No one could escape the news. TV brought Saigon, Paris, Watts, Prague, Chicago, Detroit, Harlem, and Washington, DC and plunked them down in everyone's life. Everything seemed to emanate from the news-room out. Americans watched their country falter.


They had no confidence in their leaders, exposing them on TV. Yet the stock market boomed. They were starting their affair with computers. But their real love was of sex, so explicit, they thought they were the first to discover it. They worshipped youth, as they sacrificed it on the battle field.

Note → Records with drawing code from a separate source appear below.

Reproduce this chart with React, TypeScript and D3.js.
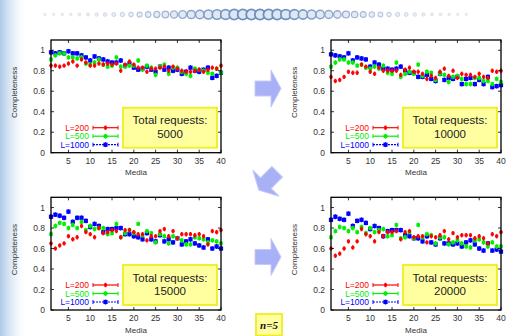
import React from 'react';
import * as d3 from 'd3';

const MEDIA = [1,2,3,4,5,6,7,8,9,10,11,12,13,14,15,16,17,18,19,20,21,22,23,24,25,26,27,28,29,30,31,32,33,34,35,36,37,38,39,40];
const X_TICKS = [5,10,15,20,25,30,35,40];
const Y_TICKS = [0,0.2,0.4,0.6,0.8,1];
const Y_TICK_LABELS = ['0','0.2','0.4','0.6','0.8','1'];
const LEGEND = ['L=200','L=500','L=1000'];
const TOTALS = ['5000','10000','15000','20000'];
const X_LABEL = 'Media';
const Y_LABEL = 'Completeness';
const BOX_TITLE = 'Total requests:';
const NOTE = 'n=5';

// Total requests 5000
const T5000_L200 = [0.85,0.85,0.84,0.85,0.87,0.89,0.85,0.91,0.88,0.85,0.85,0.87,0.86,0.87,0.86,0.87,0.80,0.86,0.89,0.86,0.83,0.83,0.79,0.82,0.82,0.83,0.84,0.80,0.84,0.82,0.80,0.79,0.79,0.80,0.81,0.79,0.81,0.83,0.82,0.85];
const T5000_L500 = [0.91,0.95,0.97,0.97,0.93,0.93,0.92,0.93,0.87,0.86,0.88,0.91,0.86,0.84,0.85,0.93,0.84,0.84,0.85,0.85,0.90,0.81,0.85,0.83,0.76,0.84,0.86,0.77,0.83,0.83,0.79,0.77,0.75,0.82,0.81,0.80,0.78,0.77,0.82,0.78];
const T5000_L1000 = [0.98,0.97,0.98,0.97,0.99,0.97,0.97,0.95,0.93,0.90,0.94,0.92,0.91,0.89,0.88,0.88,0.90,0.85,0.87,0.83,0.81,0.82,0.84,0.81,0.79,0.84,0.81,0.83,0.80,0.81,0.77,0.79,0.83,0.80,0.79,0.81,0.83,0.73,0.75,0.78];
// Total requests 10000
const T10000_L200 = [0.74,0.70,0.71,0.74,0.79,0.78,0.78,0.86,0.84,0.79,0.77,0.83,0.80,0.80,0.80,0.80,0.76,0.81,0.83,0.79,0.79,0.77,0.72,0.75,0.73,0.79,0.82,0.75,0.80,0.73,0.77,0.76,0.76,0.74,0.77,0.74,0.73,0.80,0.79,0.80];
const T10000_L500 = [0.84,0.88,0.91,0.91,0.88,0.88,0.85,0.86,0.83,0.82,0.84,0.82,0.85,0.78,0.77,0.88,0.74,0.77,0.79,0.77,0.86,0.75,0.79,0.78,0.71,0.77,0.76,0.69,0.74,0.75,0.72,0.67,0.67,0.73,0.73,0.70,0.70,0.67,0.72,0.69];
const T10000_L1000 = [0.96,0.95,0.94,0.93,0.97,0.90,0.93,0.92,0.91,0.84,0.88,0.86,0.82,0.82,0.81,0.82,0.84,0.80,0.78,0.78,0.74,0.74,0.76,0.72,0.70,0.77,0.71,0.73,0.72,0.74,0.67,0.72,0.73,0.67,0.71,0.67,0.74,0.64,0.65,0.66];
// Total requests 15000
const T15000_L200 = [0.65,0.60,0.63,0.65,0.72,0.69,0.71,0.82,0.76,0.74,0.71,0.80,0.75,0.76,0.78,0.77,0.71,0.78,0.78,0.76,0.74,0.74,0.68,0.72,0.72,0.77,0.79,0.72,0.77,0.70,0.74,0.74,0.74,0.73,0.74,0.72,0.64,0.77,0.76,0.78];
const T15000_L500 = [0.74,0.82,0.85,0.84,0.80,0.83,0.80,0.86,0.78,0.82,0.79,0.80,0.80,0.74,0.75,0.84,0.71,0.75,0.78,0.75,0.84,0.73,0.77,0.75,0.66,0.74,0.72,0.65,0.72,0.70,0.68,0.64,0.64,0.71,0.70,0.69,0.66,0.68,0.67,0.65];
const T15000_L1000 = [0.91,0.93,0.92,0.90,0.96,0.86,0.90,0.90,0.87,0.81,0.84,0.82,0.76,0.79,0.79,0.80,0.80,0.74,0.74,0.72,0.71,0.69,0.75,0.69,0.67,0.73,0.67,0.69,0.66,0.70,0.64,0.67,0.69,0.65,0.63,0.61,0.69,0.60,0.62,0.60];
// Total requests 20000
const T20000_L200 = [0.60,0.53,0.55,0.60,0.67,0.61,0.67,0.79,0.74,0.72,0.67,0.76,0.72,0.76,0.76,0.77,0.69,0.76,0.77,0.71,0.72,0.72,0.66,0.72,0.71,0.73,0.77,0.69,0.75,0.71,0.73,0.73,0.73,0.70,0.72,0.70,0.65,0.74,0.72,0.76];
const T20000_L500 = [0.71,0.77,0.81,0.80,0.77,0.80,0.76,0.81,0.75,0.80,0.76,0.78,0.79,0.72,0.73,0.83,0.70,0.71,0.76,0.70,0.83,0.71,0.74,0.73,0.65,0.71,0.71,0.64,0.66,0.68,0.65,0.62,0.61,0.68,0.69,0.66,0.62,0.66,0.62,0.62];
const T20000_L1000 = [0.88,0.91,0.89,0.88,0.94,0.82,0.87,0.88,0.85,0.79,0.82,0.80,0.72,0.77,0.78,0.78,0.78,0.73,0.72,0.70,0.70,0.67,0.72,0.66,0.64,0.70,0.65,0.65,0.64,0.65,0.62,0.66,0.68,0.64,0.60,0.58,0.65,0.58,0.59,0.57];

const COLORS = ['#ff0000', '#00ee00', '#0000ff'];
const FONT = '"Liberation Sans", Arial, Helvetica, sans-serif';

const PW = 170;
const PH = 112.7;

const PANELS = [
  { left: 51, top: 40, total: TOTALS[0], series: [T5000_L200, T5000_L500, T5000_L1000] },
  { left: 331, top: 40, total: TOTALS[1], series: [T10000_L200, T10000_L500, T10000_L1000] },
  { left: 51, top: 197.3, total: TOTALS[2], series: [T15000_L200, T15000_L500, T15000_L1000] },
  { left: 331, top: 197.3, total: TOTALS[3], series: [T20000_L200, T20000_L500, T20000_L1000] },
];

function Marker({ cx, cy, i }: { cx: number; cy: number; i: number }) {
  const c = COLORS[i];
  if (i === 0) {
    return (
      <g>
        <line x1={cx} x2={cx} y1={cy - 2.2} y2={cy + 2.2} stroke={c} strokeWidth={1.6} />
        <line x1={cx - 1.6} x2={cx + 1.6} y1={cy} y2={cy} stroke={c} strokeWidth={1.4} />
        <rect x={cx - 1.5} y={cy - 1.5} width={3} height={3} fill={c} opacity={0.8} />
      </g>
    );
  }
  const s = i === 1 ? 3.6 : 4.2;
  return (
    <g>
      <line x1={cx} x2={cx} y1={cy - 2.4} y2={cy + 2.4} stroke={c} strokeWidth={1.2} />
      <rect x={cx - s / 2} y={cy - s / 2} width={s} height={s} fill={c} />
    </g>
  );
}

function Panel({ left, top, total, series }: { left: number; top: number; total: string; series: number[][] }) {
  const x = d3.scaleLinear().domain([1, 40]).range([left, left + PW]);
  const y = d3.scaleLinear().domain([0, 1.1]).range([top + PH, top]);
  const bottom = top + PH;
  const right = left + PW;
  const boxW = 94, boxH = 40;
  const bx = right - 4 - boxW, by = bottom - 5 - boxH;
  const legendY = [bottom - 25, bottom - 16.5, bottom - 8];
  const lx1 = left + 42, lx2 = left + 67;
  return (
    <g>
      {/* data */}
      {[2, 1, 0].map((si) => (
        <g key={si}>
          {series[si].map((v, k) => (
            <Marker key={k} cx={x(MEDIA[k])} cy={y(v)} i={si} />
          ))}
        </g>
      ))}
      {/* frame */}
      <rect x={left} y={top} width={PW} height={PH} fill="none" stroke="#000" strokeWidth={1.3} />
      {X_TICKS.map((t) => (
        <g key={'x' + t}>
          <line x1={x(t)} x2={x(t)} y1={bottom} y2={bottom - 3} stroke="#000" strokeWidth={0.8} />
          <line x1={x(t)} x2={x(t)} y1={top} y2={top + 3} stroke="#000" strokeWidth={0.8} />
          <text x={x(t)} y={bottom + 11} textAnchor="middle" fontSize={8.5} fill="#333" fontFamily={FONT}>{t}</text>
        </g>
      ))}
      {Y_TICKS.map((t, k) => (
        <g key={'y' + t}>
          <line x1={left} x2={left + 3} y1={y(t)} y2={y(t)} stroke="#000" strokeWidth={0.8} />
          <line x1={right} x2={right - 3} y1={y(t)} y2={y(t)} stroke="#000" strokeWidth={0.8} />
          <text x={left - 6} y={y(t) + 3} textAnchor="end" fontSize={8.5} fill="#333" fontFamily={FONT}>{Y_TICK_LABELS[k]}</text>
        </g>
      ))}
      <text x={left + PW / 2} y={bottom + 22.5} textAnchor="middle" fontSize={8} fill="#333" fontFamily={FONT}>{X_LABEL}</text>
      <text transform={`translate(${left - 34},${top + PH / 2 - 4}) rotate(-90)`} textAnchor="middle" fontSize={8} fill="#333" fontFamily={FONT}>{Y_LABEL}</text>
      {/* legend */}
      {LEGEND.map((l, i) => (
        <g key={l}>
          <text x={left + 38} y={legendY[i] + 3} textAnchor="end" fontSize={8.5} fill={COLORS[i]} fontFamily={FONT}>{l}</text>
          <line x1={lx1} x2={lx2} y1={legendY[i]} y2={legendY[i]} stroke={COLORS[i]} strokeWidth={1.2} strokeDasharray={i === 2 ? '2,1' : undefined} />
          <line x1={lx1} x2={lx1} y1={legendY[i] - 2} y2={legendY[i] + 2} stroke={COLORS[i]} strokeWidth={1} />
          <line x1={lx2} x2={lx2} y1={legendY[i] - 2} y2={legendY[i] + 2} stroke={COLORS[i]} strokeWidth={1} />
          <Marker cx={(lx1 + lx2) / 2} cy={legendY[i]} i={i} />
        </g>
      ))}
      {/* box */}
      <rect x={bx} y={by} width={boxW} height={boxH} fill="#ffffa0" stroke="#eeee20" strokeWidth={1.8} />
      <text x={bx + boxW / 2} y={by + 12.7 + 4} textAnchor="middle" fontSize={11.5} fill="#222" fontFamily={FONT}>{BOX_TITLE}</text>
      <text x={bx + boxW / 2} y={by + 26.3 + 4} textAnchor="middle" fontSize={11.5} fill="#222" fontFamily={FONT}>{total}</text>
    </g>
  );
}

function Arrow({ cx, cy, angle }: { cx: number; cy: number; angle: number }) {
  // right-pointing arrow centred at 0,0, length 26
  const d = 'M-13,-7.5 L3,-7.5 L3,-18.5 L13,0 L3,18.5 L3,7.5 L-13,7.5 Z';
  return (
    <path d={d} transform={`translate(${cx},${cy}) rotate(${angle})`} fill="#a9b1f6" stroke="#c4caf9" strokeWidth={1} />
  );
}

export default function App() {
  const dots = d3.range(0, 50).map((k) => {
    const cx = 45 + k * 8.6;
    const w = Math.exp(-Math.pow((cx - 258) / 120, 2));
    return { cx, r: 1 + 4.2 * w, w };
  });
  return (
    <svg width={511} height={336} style={{ position: 'absolute', left: 0, top: 0, background: '#fff' }}>
      <defs>
        <linearGradient id="lg" x1="0" x2="1" y1="0" y2="0">
          <stop offset="0" stopColor="#9fbfe3" stopOpacity={0.85} />
          <stop offset="0.45" stopColor="#c5daf0" stopOpacity={0.5} />
          <stop offset="1" stopColor="#ffffff" stopOpacity={0} />
        </linearGradient>
      </defs>
      <rect x={0} y={0} width={511} height={336} fill="#fff" />
      <rect x={0} y={0} width={28} height={336} fill="url(#lg)" />
      {dots.map((d, k) => (
        <circle key={k} cx={d.cx} cy={14.5} r={d.r} fill={d3.interpolateRgb('#eef1f5', '#dde6f3')(d.w)}
          stroke={d3.interpolateRgb('#dfe3e8', '#6d8fc0')(d.w)} strokeWidth={0.6 + 1.2 * d.w} />
      ))}
      {PANELS.map((p, i) => (
        <Panel key={i} left={p.left} top={p.top} total={p.total} series={p.series} />
      ))}
      <Arrow cx={268} cy={88.5} angle={0} />
      <Arrow cx={268} cy={181} angle={135} />
      <Arrow cx={268} cy={257} angle={0} />
      <rect x={256} y={314} width={26} height={21.5} fill="#ffffa0" stroke="#eeee20" strokeWidth={1.8} />
      <text x={269} y={328.5} textAnchor="middle" fontSize={11} fontStyle="italic" fontWeight="bold" fill="#111" fontFamily='"Liberation Serif", "Times New Roman", serif'>{NOTE}</text>
    </svg>
  );
}
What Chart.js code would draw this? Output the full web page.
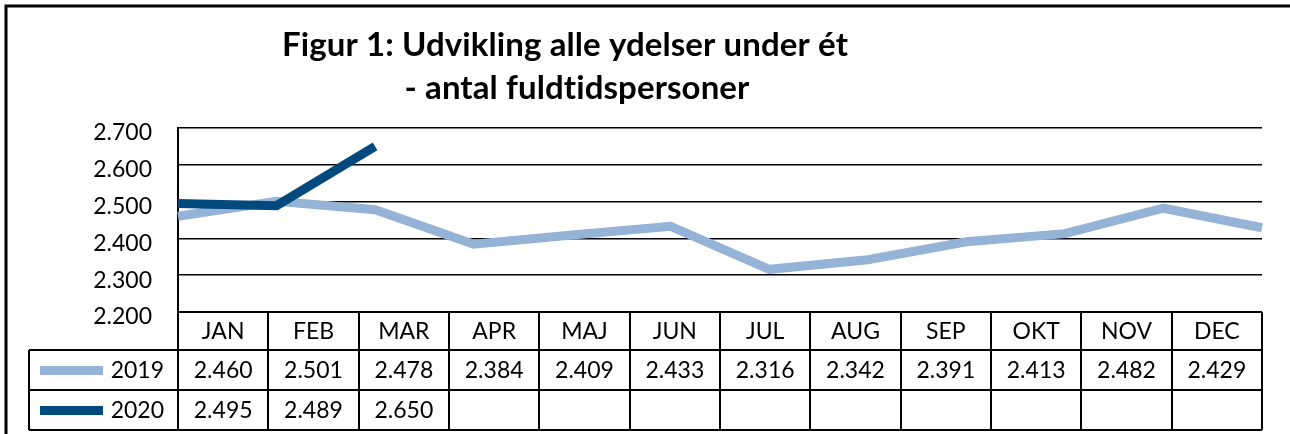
<!DOCTYPE html>
<html>
<head>
<meta charset="utf-8">
<script src="https://cdn.jsdelivr.net/npm/chart.js@4"></script>
<style>
  html, body { margin: 0; padding: 0; background: #fff; }
  #wrap { width: 1290px; height: 434px; }
</style>
</head>
<body>
<div id="wrap"><canvas id="fig1"></canvas></div>
<script>
// data
var months = ['JAN','FEB','MAR','APR','MAJ','JUN','JUL','AUG','SEP','OKT','NOV','DEC'];
var series2019 = [2460, 2501, 2478, 2384, 2409, 2433, 2316, 2342, 2391, 2413, 2482, 2429];
var series2020 = [2495, 2489, 2650];
var yMin = 2200, yMax = 2700, yStep = 100;
var titleLines = ['Figur 1: Udvikling alle ydelser under ét', '- antal fuldtidspersoner'];

var col2019 = '#95b3d7';
var col2020 = '#03497e';
var fontName = 'Lato, "Open Sans", sans-serif';

// danish style number: 2460 -> 2.460
function fmt(n) {
  return (n / 1000).toFixed(3);
}

// outer frame, title, and the data table under the plot
var figPlugin = {
  id: 'figPlugin',
  beforeDraw: function(chart) {
    var ctx = chart.ctx;
    ctx.save();
    ctx.fillStyle = '#fff';
    ctx.fillRect(0, 0, chart.width, chart.height);
    ctx.strokeStyle = '#000';
    ctx.lineWidth = 3;
    ctx.beginPath();
    ctx.moveTo(6, chart.height);
    ctx.lineTo(6, 6);
    ctx.lineTo(chart.width, 6);
    ctx.stroke();

    ctx.fillStyle = '#000';
    ctx.font = 'bold 33px ' + fontName;
    ctx.letterSpacing = '0.1px'; // keeps "ti" from turning into a ligature
    ctx.textAlign = 'center';
    ctx.textBaseline = 'middle';
    ctx.fillText(titleLines[0], 565, 45);
    ctx.fillText(titleLines[1], 577, 88);
    ctx.restore();
  },
  afterDraw: function(chart) {
    var ctx = chart.ctx;
    var area = chart.chartArea;
    var left = area.left, right = area.right;
    var colW = (right - left) / months.length;
    var y0 = area.bottom, y1 = y0 + 38, y2 = y1 + 40, y3 = y2 + 40;
    var legL = 29;

    ctx.save();
    ctx.strokeStyle = '#000';
    ctx.lineWidth = 2;
    ctx.beginPath();
    ctx.moveTo(left, y0); ctx.lineTo(right, y0);
    [y1, y2, y3].forEach(function(y) {
      ctx.moveTo(legL, y); ctx.lineTo(right, y);
    });
    ctx.moveTo(legL, y1); ctx.lineTo(legL, y3);
    for (var i = 0; i <= months.length; i++) {
      var x = Math.round(left + i * colW);
      ctx.moveTo(x, y0); ctx.lineTo(x, y3);
    }
    ctx.stroke();

    ctx.fillStyle = '#000';
    ctx.font = '23px ' + fontName;
    ctx.textAlign = 'center';
    ctx.textBaseline = 'middle';
    for (var j = 0; j < months.length; j++) {
      var cx = left + (j + 0.5) * colW;
      ctx.fillText(months[j], cx, (y0 + y1) / 2 + 1);
      if (series2019[j] != null) ctx.fillText(fmt(series2019[j]), cx, (y1 + y2) / 2 + 1);
      if (series2020[j] != null) ctx.fillText(fmt(series2020[j]), cx, (y2 + y3) / 2 + 1);
    }

    // legend keys inside the table
    var rows = [['2019', col2019, (y1 + y2) / 2], ['2020', col2020, (y2 + y3) / 2]];
    rows.forEach(function(r) {
      ctx.fillStyle = r[1];
      ctx.fillRect(40, r[2] - 4, 63, 9);
      ctx.fillStyle = '#000';
      ctx.textAlign = 'right';
      ctx.fillText(r[0], 164, r[2] + 1);
    });
    ctx.restore();
  }
};

new Chart(document.getElementById('fig1').getContext('2d'), {
  type: 'line',
  data: {
    labels: months,
    datasets: [{
        label: '2019',
        data: series2019,
        borderColor: col2019,
        borderWidth: 9,
        pointRadius: 0,
        order: 1,
        fill: false
      }, {
        label: '2020',
        data: series2020,
        borderColor: col2020,
        borderWidth: 9,
        pointRadius: 0,
        order: 0,
        fill: false
      }
    ]
  },
  options: {
    responsive: true,
    maintainAspectRatio: false,
    animation: false,
    layout: {
      padding: { left: 0, right: 28, top: 128, bottom: 122 }
    },
    plugins: {
      legend: { display: false },
      title: { display: false },
      tooltip: { enabled: false }
    },
    scales: {
      x: {
        display: false,
        offset: false
      },
      y: {
        min: yMin,
        max: yMax,
        afterFit: function(scale) { scale.width = 178; },
        border: { display: true, color: '#000', width: 2 },
        grid: { color: '#000', lineWidth: 1.5, drawTicks: false },
        ticks: {
          stepSize: yStep,
          padding: 26,
          labelOffset: 5,
          color: '#000',
          font: { family: fontName, size: 23 },
          callback: function(v) { return fmt(v); }
        }
      }
    }
  },
  plugins: [figPlugin]
});
</script>
</body>
</html>
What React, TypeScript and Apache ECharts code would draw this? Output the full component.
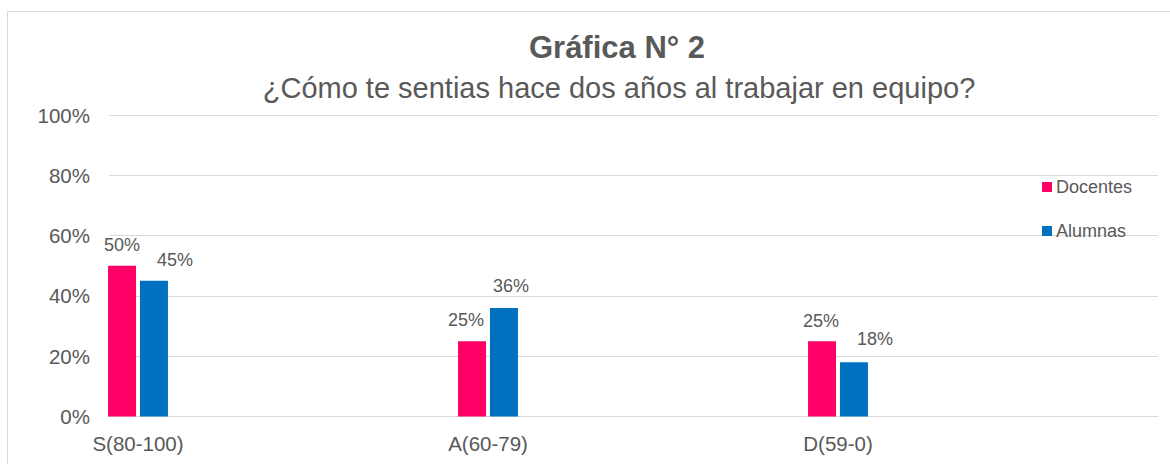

They yelled in the streets, singing strident praise of freedom, protest, draft-resisting, love and drugs.

An American Novel of the Presidential Election that beams readers back to the 1968 Presidential election and America's first flirtation with computer projections. Howell casts a chip-set full of characters with too much on the line. Network execs, young and hungry mid-managers, their mini-skirted dolls. In at least two arenas, Howell has the politicians doing their usual avaricious tricks, then TV suits and technicians jumping through hoops with "smak-pak" computer links. "If something did go wrong, he wanted to personally execute Masako and David Schwartz on the spot." Behind the scenes, lush and lascivious romances that ricochet off Vietnam memories, flirt with a new drug culture and suck energy out of Manhattan. Where there was risk, there was adventure. "Antonia made Emery happy, but would she want something he didn't have?" Tricky Dick had strategically discussed all issues… except the war, the cities, civil rights. Humphrey used guerilla tactics to catch up, debate Nixon on left-overs and get McCarthy's endorsement. "Then all hell broke loose when the NES computer stopped counting votes." Elsewhere, while Brinkley and Chancellor droned on, the casual suicide involving a razor blade, "suck'n'all" pills and bourbon. "There's no one I'll miss." In the end, computers talked to each other "even if no one else could." And Nixon won. Was he the only one?